+++ Data shown
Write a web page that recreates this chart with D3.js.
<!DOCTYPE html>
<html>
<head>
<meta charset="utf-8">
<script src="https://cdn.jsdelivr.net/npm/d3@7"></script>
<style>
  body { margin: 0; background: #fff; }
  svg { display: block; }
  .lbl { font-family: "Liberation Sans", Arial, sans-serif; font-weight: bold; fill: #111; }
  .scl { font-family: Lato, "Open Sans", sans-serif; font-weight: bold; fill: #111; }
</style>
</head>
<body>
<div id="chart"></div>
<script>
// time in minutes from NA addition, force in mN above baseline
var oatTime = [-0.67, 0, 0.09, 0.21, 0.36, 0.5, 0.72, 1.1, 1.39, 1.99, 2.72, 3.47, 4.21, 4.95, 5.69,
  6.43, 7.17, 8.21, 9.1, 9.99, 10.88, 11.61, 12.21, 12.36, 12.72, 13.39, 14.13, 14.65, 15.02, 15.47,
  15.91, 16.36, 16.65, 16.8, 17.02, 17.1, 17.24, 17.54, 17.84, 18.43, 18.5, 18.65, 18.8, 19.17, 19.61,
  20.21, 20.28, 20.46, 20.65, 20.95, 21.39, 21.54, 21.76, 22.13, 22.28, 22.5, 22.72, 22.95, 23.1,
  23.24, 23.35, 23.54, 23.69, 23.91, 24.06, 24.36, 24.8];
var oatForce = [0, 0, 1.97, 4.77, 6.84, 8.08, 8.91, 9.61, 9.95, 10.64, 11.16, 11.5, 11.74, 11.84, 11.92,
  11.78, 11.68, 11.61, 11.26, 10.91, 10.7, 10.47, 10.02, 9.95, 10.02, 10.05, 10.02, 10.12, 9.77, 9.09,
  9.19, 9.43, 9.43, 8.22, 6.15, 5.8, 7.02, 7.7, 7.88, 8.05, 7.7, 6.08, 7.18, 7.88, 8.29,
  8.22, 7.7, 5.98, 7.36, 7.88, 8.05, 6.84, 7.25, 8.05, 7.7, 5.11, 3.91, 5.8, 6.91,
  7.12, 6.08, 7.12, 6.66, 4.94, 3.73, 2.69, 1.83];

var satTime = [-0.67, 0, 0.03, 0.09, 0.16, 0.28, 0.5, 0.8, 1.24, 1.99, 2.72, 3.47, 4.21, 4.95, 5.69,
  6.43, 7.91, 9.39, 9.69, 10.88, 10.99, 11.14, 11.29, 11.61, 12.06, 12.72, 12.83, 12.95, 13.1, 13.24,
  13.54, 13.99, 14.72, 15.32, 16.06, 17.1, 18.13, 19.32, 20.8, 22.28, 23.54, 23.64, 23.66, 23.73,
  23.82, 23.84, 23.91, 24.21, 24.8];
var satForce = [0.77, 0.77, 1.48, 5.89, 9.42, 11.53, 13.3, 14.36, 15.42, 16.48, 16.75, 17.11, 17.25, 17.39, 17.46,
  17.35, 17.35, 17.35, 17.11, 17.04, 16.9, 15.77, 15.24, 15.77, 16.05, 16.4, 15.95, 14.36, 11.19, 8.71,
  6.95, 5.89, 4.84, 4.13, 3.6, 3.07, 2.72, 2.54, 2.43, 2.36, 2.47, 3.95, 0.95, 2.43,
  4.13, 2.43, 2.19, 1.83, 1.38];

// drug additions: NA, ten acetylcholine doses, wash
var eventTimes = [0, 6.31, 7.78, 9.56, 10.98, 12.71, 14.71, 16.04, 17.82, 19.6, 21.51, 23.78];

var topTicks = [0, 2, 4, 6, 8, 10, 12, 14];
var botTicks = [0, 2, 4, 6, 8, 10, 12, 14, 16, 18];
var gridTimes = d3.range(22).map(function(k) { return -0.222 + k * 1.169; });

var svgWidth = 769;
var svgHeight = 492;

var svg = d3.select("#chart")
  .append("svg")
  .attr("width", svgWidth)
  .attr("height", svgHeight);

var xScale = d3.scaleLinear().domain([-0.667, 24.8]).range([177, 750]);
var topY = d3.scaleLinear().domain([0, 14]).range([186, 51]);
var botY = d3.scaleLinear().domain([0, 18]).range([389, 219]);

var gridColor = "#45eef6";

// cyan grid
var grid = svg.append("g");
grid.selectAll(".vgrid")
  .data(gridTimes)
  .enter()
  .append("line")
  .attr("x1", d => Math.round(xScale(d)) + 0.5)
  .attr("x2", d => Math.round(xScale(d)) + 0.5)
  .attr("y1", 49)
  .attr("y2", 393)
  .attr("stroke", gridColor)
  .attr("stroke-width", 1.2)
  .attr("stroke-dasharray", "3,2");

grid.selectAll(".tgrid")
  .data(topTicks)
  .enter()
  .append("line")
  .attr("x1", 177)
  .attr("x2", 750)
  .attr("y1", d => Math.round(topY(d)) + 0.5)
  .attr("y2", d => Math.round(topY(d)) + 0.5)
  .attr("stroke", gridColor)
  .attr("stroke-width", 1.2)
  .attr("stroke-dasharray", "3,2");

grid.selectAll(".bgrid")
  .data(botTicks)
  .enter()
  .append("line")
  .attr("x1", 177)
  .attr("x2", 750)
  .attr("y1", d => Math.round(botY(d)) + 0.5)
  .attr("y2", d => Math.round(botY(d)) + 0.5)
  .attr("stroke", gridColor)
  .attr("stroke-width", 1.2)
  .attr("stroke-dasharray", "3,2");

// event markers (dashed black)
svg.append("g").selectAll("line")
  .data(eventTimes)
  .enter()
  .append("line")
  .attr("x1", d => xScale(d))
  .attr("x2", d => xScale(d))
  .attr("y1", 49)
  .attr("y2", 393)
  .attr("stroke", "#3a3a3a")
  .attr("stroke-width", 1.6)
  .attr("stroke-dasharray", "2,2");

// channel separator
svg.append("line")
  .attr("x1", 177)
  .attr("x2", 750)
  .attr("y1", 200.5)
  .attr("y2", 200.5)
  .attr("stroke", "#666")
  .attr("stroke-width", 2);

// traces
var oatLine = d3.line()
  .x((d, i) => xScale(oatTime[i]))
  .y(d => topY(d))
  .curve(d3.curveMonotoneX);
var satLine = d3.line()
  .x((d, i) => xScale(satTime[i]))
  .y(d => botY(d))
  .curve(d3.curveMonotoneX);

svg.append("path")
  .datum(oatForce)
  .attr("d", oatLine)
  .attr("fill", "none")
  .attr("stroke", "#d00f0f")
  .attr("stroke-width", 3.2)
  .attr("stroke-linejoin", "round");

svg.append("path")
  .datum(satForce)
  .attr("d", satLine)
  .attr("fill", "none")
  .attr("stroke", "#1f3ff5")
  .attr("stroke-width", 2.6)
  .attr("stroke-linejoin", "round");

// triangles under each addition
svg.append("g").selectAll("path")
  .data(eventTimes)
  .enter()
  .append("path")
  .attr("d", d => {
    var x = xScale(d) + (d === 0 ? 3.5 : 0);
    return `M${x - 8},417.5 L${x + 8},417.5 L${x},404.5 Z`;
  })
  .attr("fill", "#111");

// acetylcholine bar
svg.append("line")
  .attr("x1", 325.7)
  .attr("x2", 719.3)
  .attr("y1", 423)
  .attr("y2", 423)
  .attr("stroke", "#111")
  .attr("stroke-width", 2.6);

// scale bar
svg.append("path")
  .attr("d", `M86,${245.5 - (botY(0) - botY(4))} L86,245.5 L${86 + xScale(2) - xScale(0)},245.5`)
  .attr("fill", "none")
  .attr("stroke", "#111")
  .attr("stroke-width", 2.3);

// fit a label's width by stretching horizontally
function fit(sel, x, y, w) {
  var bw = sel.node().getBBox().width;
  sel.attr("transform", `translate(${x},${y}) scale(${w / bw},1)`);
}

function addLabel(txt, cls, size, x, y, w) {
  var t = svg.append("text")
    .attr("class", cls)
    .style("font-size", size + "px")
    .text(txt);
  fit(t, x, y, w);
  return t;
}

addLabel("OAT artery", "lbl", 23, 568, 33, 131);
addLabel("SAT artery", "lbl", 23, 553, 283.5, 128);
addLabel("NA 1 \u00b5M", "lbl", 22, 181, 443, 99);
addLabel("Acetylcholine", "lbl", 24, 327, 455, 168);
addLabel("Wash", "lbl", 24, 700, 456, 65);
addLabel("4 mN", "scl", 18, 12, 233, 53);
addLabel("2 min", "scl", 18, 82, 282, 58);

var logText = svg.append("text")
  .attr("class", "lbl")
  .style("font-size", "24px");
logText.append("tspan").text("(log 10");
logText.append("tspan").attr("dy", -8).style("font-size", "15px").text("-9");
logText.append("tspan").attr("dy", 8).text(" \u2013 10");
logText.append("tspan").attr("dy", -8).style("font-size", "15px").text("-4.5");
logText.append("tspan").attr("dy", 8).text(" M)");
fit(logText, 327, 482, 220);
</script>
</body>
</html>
++++++
(Written task) Please print exactly what appears from the first line of the data through the line with "7.12, 6.08, 7.12, 6.66, 4.94, 3.73, 2.69, 1.83];", including both of those lines and nothing past them.

(Answer to the exercise)
Write a web page that recreates this chart with D3.js.
<!DOCTYPE html>
<html>
<head>
<meta charset="utf-8">
<script src="https://cdn.jsdelivr.net/npm/d3@7"></script>
<style>
  body { margin: 0; background: #fff; }
  svg { display: block; }
  .lbl { font-family: "Liberation Sans", Arial, sans-serif; font-weight: bold; fill: #111; }
  .scl { font-family: Lato, "Open Sans", sans-serif; font-weight: bold; fill: #111; }
</style>
</head>
<body>
<div id="chart"></div>
<script>
// time in minutes from NA addition, force in mN above baseline
var oatTime = [-0.67, 0, 0.09, 0.21, 0.36, 0.5, 0.72, 1.1, 1.39, 1.99, 2.72, 3.47, 4.21, 4.95, 5.69,
  6.43, 7.17, 8.21, 9.1, 9.99, 10.88, 11.61, 12.21, 12.36, 12.72, 13.39, 14.13, 14.65, 15.02, 15.47,
  15.91, 16.36, 16.65, 16.8, 17.02, 17.1, 17.24, 17.54, 17.84, 18.43, 18.5, 18.65, 18.8, 19.17, 19.61,
  20.21, 20.28, 20.46, 20.65, 20.95, 21.39, 21.54, 21.76, 22.13, 22.28, 22.5, 22.72, 22.95, 23.1,
  23.24, 23.35, 23.54, 23.69, 23.91, 24.06, 24.36, 24.8];
var oatForce = [0, 0, 1.97, 4.77, 6.84, 8.08, 8.91, 9.61, 9.95, 10.64, 11.16, 11.5, 11.74, 11.84, 11.92,
  11.78, 11.68, 11.61, 11.26, 10.91, 10.7, 10.47, 10.02, 9.95, 10.02, 10.05, 10.02, 10.12, 9.77, 9.09,
  9.19, 9.43, 9.43, 8.22, 6.15, 5.8, 7.02, 7.7, 7.88, 8.05, 7.7, 6.08, 7.18, 7.88, 8.29,
  8.22, 7.7, 5.98, 7.36, 7.88, 8.05, 6.84, 7.25, 8.05, 7.7, 5.11, 3.91, 5.8, 6.91,
  7.12, 6.08, 7.12, 6.66, 4.94, 3.73, 2.69, 1.83];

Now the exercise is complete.